Die Merkmale der freien Marktwirtschaft
Die materielle Grundlage der freien Marktwirtschaft bildet das Privateigentum. Weitgehende Eigentumsrechte sichern dem Eigentümer das alleinige Verfügungsrecht über Produktionsmittel und Güter. Die Haushalte und Unternehmen planen ihre wirtschaftlichen Aktivitäten in Eigenverantwortung. Die Unternehmen richten sich in ihrer Produktion nach der Nachfrage, die Haushalte entscheiden allein, wie sie ihr Einkommen erzielen und verwenden. Der Austausch von Angebot und Nachfrage findet auf dem weitgehend unregulierten Markt statt. Das Ziel der unternehmerischen Tätigkeit ist die Gewinnmaximierung. Der Markt regelt die Preise für Güter und Produktionsfaktoren über die Nachfrage. Die Anbieter begehrter Güter können höhere Preise erzielen, ein großes Angebot am Markt senkt dagegen die Preise.
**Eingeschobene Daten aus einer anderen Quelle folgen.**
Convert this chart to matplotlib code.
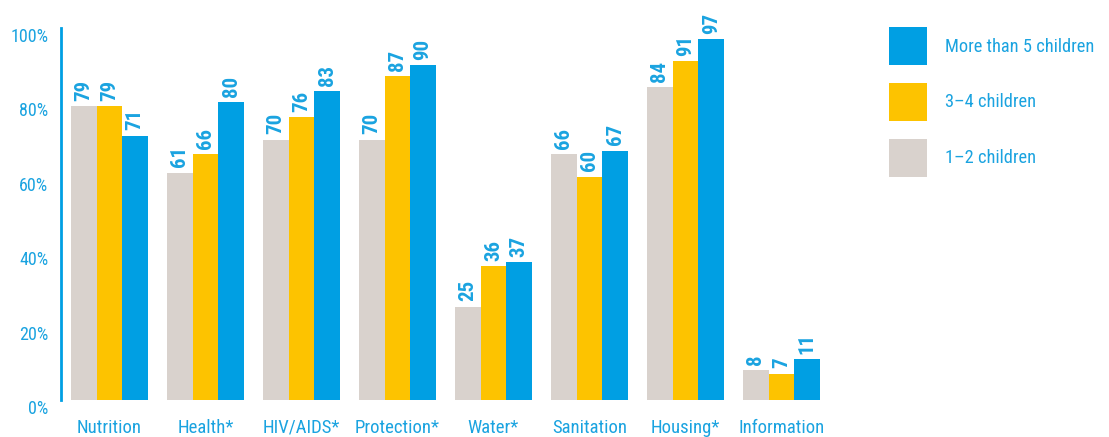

Der Wettbewerb auf dem Markt führt dazu, dass immer wieder schwächere Marktteilnehmer ausscheiden müssen, weil sie nicht mehr genügend konkurrenzfähig sind. Man spricht hier auch von der „sozialen Blindheit“ der Marktwirtschaft, weil allein der Markt und die Nachfrage entscheiden, nicht aber soziale Aspekte. Schließlich muss auch noch auf das Problem einer zyklischen Wirtschaftentwicklung in einem freien Markt hingewiesen werden: Starke Aufschwungphasen mit Preissteigerungen wechseln mit Phasen des Abschwungs, in denen es zu Unternehmenszusammenbrüchen und Arbeitslosigkeit kommt.